* _YOUR GOAL_
Print them exactly: the lines from the beginning of the entries below through the line that contains "Sans Mono', 'Liberation", and only those, with the pictures left out.

* _A run of records_

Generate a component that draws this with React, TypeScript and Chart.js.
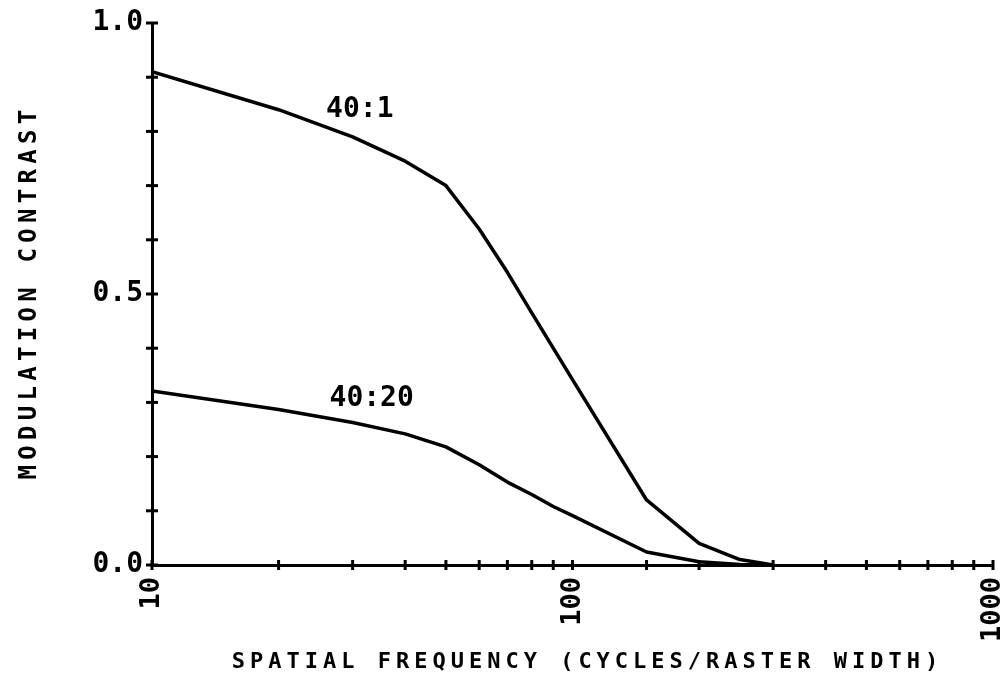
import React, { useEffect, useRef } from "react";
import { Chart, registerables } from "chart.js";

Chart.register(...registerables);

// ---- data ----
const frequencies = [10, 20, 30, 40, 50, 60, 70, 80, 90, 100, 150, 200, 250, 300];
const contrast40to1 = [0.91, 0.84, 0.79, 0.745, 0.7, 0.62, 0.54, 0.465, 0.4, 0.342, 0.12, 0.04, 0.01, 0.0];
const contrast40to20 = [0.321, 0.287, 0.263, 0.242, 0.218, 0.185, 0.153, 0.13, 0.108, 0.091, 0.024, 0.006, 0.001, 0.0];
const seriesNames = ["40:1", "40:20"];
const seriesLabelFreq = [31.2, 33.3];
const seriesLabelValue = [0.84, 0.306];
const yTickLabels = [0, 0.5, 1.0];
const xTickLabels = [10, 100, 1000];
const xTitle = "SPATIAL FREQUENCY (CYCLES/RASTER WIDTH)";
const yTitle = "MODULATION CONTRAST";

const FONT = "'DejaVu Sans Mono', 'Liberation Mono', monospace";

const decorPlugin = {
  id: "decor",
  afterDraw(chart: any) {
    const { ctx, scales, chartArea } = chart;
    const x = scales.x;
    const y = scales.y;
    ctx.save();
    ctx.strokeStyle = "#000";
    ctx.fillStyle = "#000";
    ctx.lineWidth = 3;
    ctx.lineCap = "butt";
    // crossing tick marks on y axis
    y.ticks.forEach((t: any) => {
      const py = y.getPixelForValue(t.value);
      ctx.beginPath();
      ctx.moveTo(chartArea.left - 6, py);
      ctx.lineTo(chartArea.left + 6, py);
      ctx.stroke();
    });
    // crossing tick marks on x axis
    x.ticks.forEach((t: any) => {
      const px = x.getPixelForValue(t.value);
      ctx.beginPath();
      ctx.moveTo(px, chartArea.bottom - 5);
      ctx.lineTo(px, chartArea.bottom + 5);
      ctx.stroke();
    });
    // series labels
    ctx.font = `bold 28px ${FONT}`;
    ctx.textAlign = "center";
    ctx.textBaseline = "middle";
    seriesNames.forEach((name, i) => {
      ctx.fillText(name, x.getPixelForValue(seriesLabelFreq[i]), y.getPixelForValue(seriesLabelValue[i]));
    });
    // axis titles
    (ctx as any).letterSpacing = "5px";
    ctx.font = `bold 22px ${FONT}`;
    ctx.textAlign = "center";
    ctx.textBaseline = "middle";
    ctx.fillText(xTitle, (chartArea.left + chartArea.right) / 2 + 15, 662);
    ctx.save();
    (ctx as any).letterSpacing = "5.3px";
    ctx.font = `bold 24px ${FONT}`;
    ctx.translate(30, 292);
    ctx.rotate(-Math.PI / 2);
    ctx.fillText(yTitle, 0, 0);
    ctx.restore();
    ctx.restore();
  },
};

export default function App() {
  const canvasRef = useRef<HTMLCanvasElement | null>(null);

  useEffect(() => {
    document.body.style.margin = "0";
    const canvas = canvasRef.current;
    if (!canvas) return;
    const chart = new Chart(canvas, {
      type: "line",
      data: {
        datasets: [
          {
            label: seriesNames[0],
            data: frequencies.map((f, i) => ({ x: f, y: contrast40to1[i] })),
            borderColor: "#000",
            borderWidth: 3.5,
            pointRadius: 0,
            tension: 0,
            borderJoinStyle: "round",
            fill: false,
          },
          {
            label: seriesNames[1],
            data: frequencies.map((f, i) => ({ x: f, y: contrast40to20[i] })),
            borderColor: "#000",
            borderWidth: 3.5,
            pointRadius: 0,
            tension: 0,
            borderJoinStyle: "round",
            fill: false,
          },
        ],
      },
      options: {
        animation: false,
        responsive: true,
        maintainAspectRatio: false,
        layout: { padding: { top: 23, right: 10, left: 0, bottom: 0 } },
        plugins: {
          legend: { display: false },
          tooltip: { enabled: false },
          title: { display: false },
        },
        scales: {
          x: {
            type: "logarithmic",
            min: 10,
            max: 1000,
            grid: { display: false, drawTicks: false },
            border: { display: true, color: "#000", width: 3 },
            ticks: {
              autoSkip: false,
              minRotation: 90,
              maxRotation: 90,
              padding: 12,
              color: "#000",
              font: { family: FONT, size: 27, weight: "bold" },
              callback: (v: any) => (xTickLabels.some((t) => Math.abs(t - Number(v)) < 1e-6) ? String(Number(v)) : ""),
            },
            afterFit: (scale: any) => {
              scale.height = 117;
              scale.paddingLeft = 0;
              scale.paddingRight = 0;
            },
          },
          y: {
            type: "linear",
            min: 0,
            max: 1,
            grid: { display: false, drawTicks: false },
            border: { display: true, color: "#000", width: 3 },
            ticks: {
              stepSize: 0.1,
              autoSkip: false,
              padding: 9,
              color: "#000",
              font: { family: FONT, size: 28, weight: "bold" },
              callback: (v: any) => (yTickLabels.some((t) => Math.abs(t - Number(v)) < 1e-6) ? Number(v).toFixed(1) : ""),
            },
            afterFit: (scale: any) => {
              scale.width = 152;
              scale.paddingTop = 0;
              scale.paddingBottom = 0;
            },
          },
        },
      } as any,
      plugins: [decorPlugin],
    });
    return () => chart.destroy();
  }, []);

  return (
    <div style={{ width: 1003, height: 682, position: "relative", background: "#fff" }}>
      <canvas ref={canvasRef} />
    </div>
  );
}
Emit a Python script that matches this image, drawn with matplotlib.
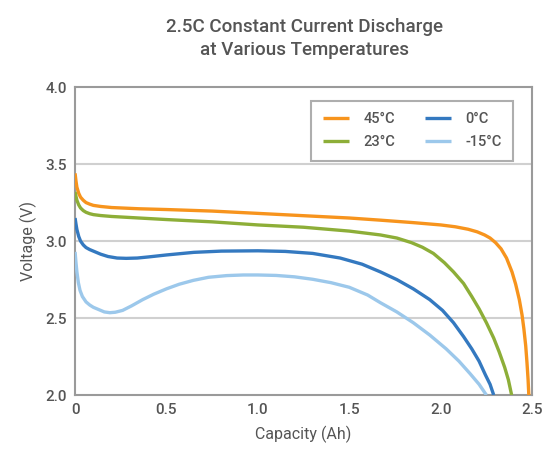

* _THE SOLUTION_
Generate a component that draws this with React, TypeScript and Chart.js.
import React, { useEffect, useRef } from "react";
import { Chart, registerables } from "chart.js";

Chart.register(...registerables);

// ---- data ----
const frequencies = [10, 20, 30, 40, 50, 60, 70, 80, 90, 100, 150, 200, 250, 300];
const contrast40to1 = [0.91, 0.84, 0.79, 0.745, 0.7, 0.62, 0.54, 0.465, 0.4, 0.342, 0.12, 0.04, 0.01, 0.0];
const contrast40to20 = [0.321, 0.287, 0.263, 0.242, 0.218, 0.185, 0.153, 0.13, 0.108, 0.091, 0.024, 0.006, 0.001, 0.0];
const seriesNames = ["40:1", "40:20"];
const seriesLabelFreq = [31.2, 33.3];
const seriesLabelValue = [0.84, 0.306];
const yTickLabels = [0, 0.5, 1.0];
const xTickLabels = [10, 100, 1000];
const xTitle = "SPATIAL FREQUENCY (CYCLES/RASTER WIDTH)";
const yTitle = "MODULATION CONTRAST";

const FONT = "'DejaVu Sans Mono', 'Liberation Mono', monospace";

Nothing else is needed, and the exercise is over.